We must decarbonise our steel industry to save it
4 min read

The crisis at Liberty should be a turning point to invest in British steel and recast it as a world leading sustainable industry of the future.

The future of Liberty Steel has been in the news, but behind the headlines it is the livelihoods of people in the communities that I represent which are being debated. Once again, their future is in question.

They deserve better than this. It is high time the steel industry was put on solid foundations instead of shaky ground.

This is not about special pleading to prop up one failing company: it’s about refusing to accept the inevitably of decline when there are underlying structural problems we can fix and opportunities we can exploit. It’s about making a proactive effort to drive innovation and investment, and help our economy evolve and compete. It’s about supporting change, so an industry of strategic national importance is not stumbling from one crisis to the next.

There is one obvious way to do that which promises enormous benefits in other ways – and that is to decarbonise. Over the weekend, IPPR North published research showing that investing in making the steel industry in the north of England carbon neutral will not only save tens of thousands of existing jobs, but also generate new green jobs, help our companies lead the world in new, innovative technologies, and make a substantial contribution to our national carbon targets. 

The old model of relying on cheap and carbon intensive steel imports no longer stacks up

Along with measures to boost competitiveness and use British-made steel for new infrastructure, this approach has the potential to transform an industry which is strategically critical not just for our economy but for our security – and give the workers at Liberty and elsewhere the certainty they deserve. But it needs the government to ditch its rigidly Thatcherite ideology, and act now. Once a company like Liberty Steel goes into administration, much of the damage will be irreparable.

Steel has underpinned and shaped the communities that I represent for centuries. Here in South Yorkshire, we are proud of the role that we played in powering our economy in the past. We stand ready to power a greener, fairer economy for the future. We’re going to need steel more than ever as we revitalise our infrastructure and build a low-carbon economy. From buildings to wind turbines, steel is irreplaceable: we have to find a way to make it clean.

South Yorkshire is already leading the way in this transition. We are home to many of the UK’s electric arc furnaces, the low carbon technology that will need to be harnessed in the decades to come if we are to achieve net zero steelmaking. Alongside this, we need to rapidly scale up the development of renewable energy, low carbon fuel sources like hydrogen, and carbon capture and storage infrastructure to decarbonise not just steel but all our heavy industry.

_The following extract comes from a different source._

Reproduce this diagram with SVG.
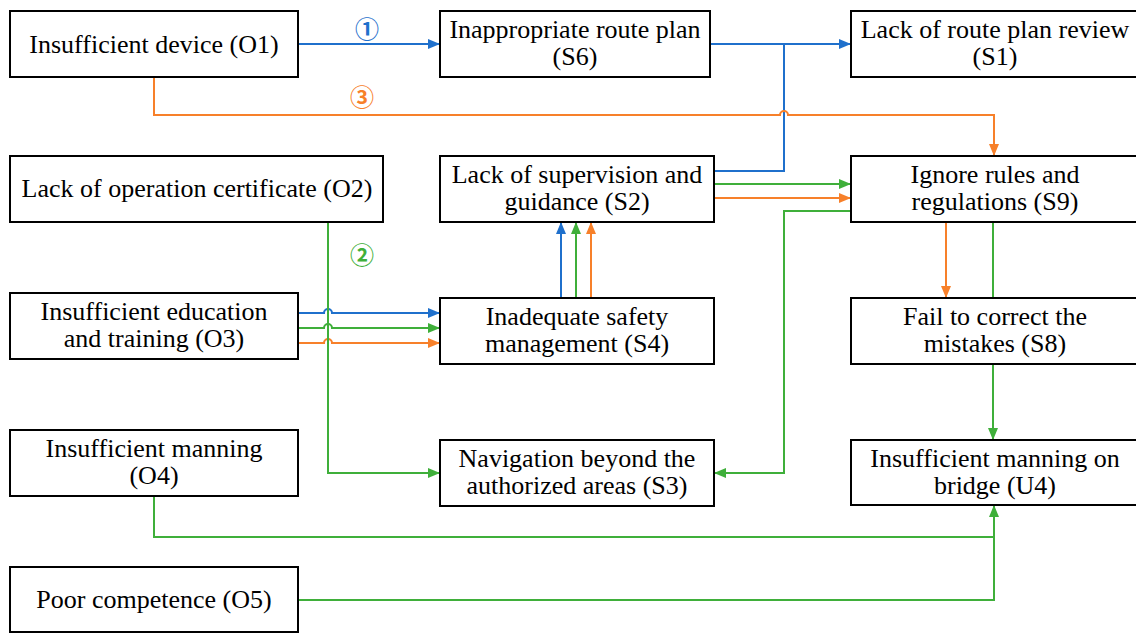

There really is no need for any more debate. If we care about communities like mine, if we are serious about security, and if we’re ambitious about building better, greener industries for generations to come, then we must make that commitment now. The old model of relying on cheap and carbon intensive steel imports no longer stacks up if we are to have the ambition this country needs.

The crisis at Liberty should be a turning point. We should use this moment to invest in British steel and recast it as a world leading industry of the future. My region stands ready to play its part, and can provide the expertise and energy needed to deliver this transition.

That action on steel should only be part of a wider ambition. It is possible to build a better, fairer country than the one that went into the Covid-19 pandemic. Among other things, it requires significant, sustained investment in building a structurally better economy: higher value, higher tech, and more sustainable. But that needs us to forget the ideologically-driven apathy of the past, and recognise that as a society we have to act. With rigor, with purpose, with innovation, we need to take control of our fate. 


Dan Jarvis is the Labour MP for Barnsley Central and Mayor of the Sheffield City Region.